> **Aim**
Print exactly the lines below between the line containing "Recreate this image as a Python" and the line containing "import seaborn as sns", counting both of those lines. Leave pictures out.

-- start Given information --

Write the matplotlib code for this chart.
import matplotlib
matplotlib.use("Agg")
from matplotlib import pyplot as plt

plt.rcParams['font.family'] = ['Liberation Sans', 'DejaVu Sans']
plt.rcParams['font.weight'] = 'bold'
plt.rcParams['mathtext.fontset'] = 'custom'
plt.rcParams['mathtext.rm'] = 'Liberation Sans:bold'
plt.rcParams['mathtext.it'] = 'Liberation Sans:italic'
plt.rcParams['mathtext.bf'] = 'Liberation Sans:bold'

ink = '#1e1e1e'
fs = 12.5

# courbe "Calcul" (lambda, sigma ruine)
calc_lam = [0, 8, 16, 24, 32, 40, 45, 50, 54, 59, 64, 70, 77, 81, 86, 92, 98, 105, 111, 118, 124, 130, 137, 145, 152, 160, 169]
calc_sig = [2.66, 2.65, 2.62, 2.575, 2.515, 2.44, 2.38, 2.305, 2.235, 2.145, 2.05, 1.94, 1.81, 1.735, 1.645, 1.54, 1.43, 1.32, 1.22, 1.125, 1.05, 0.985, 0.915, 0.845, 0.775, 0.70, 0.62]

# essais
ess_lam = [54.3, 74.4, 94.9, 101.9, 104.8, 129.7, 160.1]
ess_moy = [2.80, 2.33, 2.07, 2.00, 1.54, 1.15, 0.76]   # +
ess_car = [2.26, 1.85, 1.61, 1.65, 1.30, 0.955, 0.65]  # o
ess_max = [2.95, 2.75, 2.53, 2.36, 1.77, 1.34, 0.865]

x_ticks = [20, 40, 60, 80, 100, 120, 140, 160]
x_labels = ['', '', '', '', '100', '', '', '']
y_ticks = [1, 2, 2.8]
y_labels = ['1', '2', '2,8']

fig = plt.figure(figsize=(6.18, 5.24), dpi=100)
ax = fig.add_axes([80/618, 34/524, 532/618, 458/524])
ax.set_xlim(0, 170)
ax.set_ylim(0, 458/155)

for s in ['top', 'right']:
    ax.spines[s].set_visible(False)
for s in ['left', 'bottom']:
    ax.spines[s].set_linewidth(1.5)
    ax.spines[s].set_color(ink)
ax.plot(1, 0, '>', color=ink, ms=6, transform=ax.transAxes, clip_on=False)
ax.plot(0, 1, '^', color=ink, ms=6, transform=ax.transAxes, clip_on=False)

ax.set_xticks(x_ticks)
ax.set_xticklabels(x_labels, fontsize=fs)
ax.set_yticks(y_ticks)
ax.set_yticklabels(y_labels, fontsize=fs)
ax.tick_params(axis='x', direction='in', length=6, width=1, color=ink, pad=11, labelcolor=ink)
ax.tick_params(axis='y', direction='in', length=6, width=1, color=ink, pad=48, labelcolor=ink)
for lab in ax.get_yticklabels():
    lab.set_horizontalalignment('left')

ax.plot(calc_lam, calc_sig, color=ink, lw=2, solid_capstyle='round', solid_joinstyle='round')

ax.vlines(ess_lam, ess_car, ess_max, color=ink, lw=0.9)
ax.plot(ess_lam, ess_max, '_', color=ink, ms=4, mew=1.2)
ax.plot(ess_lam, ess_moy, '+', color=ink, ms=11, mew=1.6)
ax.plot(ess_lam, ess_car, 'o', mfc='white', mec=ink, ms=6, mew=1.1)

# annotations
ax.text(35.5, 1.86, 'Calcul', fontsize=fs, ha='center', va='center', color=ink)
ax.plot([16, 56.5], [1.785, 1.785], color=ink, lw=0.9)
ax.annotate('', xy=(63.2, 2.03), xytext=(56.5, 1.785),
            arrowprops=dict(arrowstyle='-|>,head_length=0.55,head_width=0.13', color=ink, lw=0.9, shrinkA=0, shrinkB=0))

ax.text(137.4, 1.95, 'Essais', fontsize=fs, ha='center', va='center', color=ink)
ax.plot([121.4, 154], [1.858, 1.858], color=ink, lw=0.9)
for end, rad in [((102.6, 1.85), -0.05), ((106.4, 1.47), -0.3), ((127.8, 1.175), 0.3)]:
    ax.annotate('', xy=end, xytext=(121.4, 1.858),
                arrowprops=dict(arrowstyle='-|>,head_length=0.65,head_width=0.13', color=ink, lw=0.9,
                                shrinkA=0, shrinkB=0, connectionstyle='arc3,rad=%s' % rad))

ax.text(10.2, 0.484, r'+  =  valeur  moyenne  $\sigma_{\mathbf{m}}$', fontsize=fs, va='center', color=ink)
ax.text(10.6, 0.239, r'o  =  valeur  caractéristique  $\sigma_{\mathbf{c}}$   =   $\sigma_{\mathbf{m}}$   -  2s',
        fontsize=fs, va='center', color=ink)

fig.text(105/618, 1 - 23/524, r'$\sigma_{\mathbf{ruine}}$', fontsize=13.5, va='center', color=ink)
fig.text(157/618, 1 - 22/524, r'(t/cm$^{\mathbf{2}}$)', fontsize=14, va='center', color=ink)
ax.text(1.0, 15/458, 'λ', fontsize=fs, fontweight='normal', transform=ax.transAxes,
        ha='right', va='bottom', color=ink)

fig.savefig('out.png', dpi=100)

-- end Given information --
-- start Given information --

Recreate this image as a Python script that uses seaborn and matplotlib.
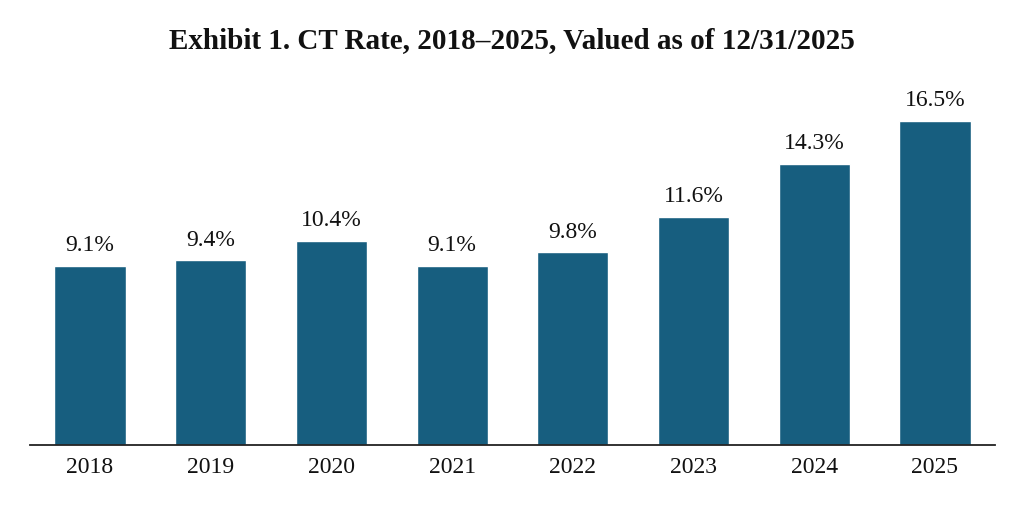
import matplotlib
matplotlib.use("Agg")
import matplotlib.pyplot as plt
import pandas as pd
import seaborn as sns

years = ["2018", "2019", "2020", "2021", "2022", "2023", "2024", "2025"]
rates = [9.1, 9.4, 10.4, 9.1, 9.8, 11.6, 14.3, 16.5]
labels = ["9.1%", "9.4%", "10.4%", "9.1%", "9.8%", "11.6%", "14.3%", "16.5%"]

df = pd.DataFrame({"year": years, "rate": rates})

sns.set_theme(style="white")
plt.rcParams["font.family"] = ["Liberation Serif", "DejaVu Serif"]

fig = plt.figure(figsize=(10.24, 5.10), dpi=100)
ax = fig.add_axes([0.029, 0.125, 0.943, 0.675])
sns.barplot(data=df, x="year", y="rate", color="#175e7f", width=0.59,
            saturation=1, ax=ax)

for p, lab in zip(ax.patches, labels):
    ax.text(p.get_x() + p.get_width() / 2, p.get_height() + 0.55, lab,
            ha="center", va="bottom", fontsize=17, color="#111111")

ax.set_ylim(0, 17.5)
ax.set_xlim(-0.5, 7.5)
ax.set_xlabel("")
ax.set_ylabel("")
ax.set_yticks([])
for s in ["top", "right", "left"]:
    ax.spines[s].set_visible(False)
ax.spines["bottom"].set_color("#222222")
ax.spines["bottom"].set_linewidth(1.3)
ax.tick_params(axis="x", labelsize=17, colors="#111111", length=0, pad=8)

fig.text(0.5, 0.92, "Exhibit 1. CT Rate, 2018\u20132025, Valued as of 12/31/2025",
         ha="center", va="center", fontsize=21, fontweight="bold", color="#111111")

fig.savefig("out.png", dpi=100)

-- end Given information --
-- start Given information --

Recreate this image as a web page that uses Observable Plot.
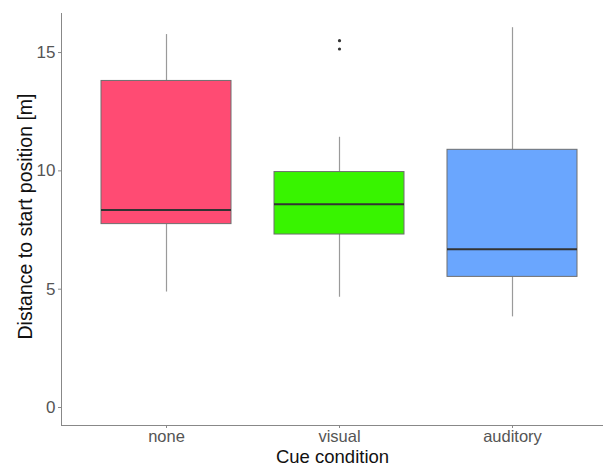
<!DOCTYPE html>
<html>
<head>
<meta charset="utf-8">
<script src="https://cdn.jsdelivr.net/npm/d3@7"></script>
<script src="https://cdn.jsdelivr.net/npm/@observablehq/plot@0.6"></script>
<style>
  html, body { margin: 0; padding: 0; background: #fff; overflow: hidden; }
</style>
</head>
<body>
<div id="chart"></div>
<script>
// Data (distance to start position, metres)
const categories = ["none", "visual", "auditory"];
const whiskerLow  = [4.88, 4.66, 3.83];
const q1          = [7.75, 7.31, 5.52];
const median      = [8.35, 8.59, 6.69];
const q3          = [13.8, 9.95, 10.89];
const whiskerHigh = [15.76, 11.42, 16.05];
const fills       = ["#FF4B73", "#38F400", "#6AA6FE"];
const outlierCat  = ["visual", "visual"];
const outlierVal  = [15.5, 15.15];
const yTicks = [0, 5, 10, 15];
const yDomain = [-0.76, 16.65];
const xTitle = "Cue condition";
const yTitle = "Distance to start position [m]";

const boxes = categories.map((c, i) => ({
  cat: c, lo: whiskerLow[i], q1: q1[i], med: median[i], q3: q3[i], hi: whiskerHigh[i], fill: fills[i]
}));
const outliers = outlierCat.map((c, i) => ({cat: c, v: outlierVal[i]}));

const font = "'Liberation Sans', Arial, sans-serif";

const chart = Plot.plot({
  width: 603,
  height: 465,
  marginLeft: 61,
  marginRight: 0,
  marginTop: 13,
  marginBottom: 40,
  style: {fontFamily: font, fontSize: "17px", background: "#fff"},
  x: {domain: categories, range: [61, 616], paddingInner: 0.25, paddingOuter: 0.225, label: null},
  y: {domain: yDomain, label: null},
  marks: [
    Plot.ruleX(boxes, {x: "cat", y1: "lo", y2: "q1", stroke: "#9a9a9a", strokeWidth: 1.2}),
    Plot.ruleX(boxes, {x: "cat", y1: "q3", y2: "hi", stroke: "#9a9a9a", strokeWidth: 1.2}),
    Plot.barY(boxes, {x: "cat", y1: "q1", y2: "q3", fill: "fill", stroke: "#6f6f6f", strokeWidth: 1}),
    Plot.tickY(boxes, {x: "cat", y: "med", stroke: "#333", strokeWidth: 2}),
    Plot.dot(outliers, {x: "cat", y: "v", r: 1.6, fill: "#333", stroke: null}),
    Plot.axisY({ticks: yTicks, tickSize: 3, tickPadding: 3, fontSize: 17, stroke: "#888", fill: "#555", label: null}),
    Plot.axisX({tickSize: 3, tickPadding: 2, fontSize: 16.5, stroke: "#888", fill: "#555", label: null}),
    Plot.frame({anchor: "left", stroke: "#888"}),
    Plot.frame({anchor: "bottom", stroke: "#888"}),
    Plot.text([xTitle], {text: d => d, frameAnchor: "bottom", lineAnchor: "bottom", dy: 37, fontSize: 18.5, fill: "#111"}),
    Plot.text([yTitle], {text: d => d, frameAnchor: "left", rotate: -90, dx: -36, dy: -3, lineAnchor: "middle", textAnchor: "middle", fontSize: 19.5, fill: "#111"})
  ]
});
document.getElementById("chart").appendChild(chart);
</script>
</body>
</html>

-- end Given information --

> **Solved exercise**
Recreate this image as a Python script that uses seaborn and matplotlib.
import matplotlib
matplotlib.use("Agg")
import matplotlib.pyplot as plt
import pandas as pd
import seaborn as sns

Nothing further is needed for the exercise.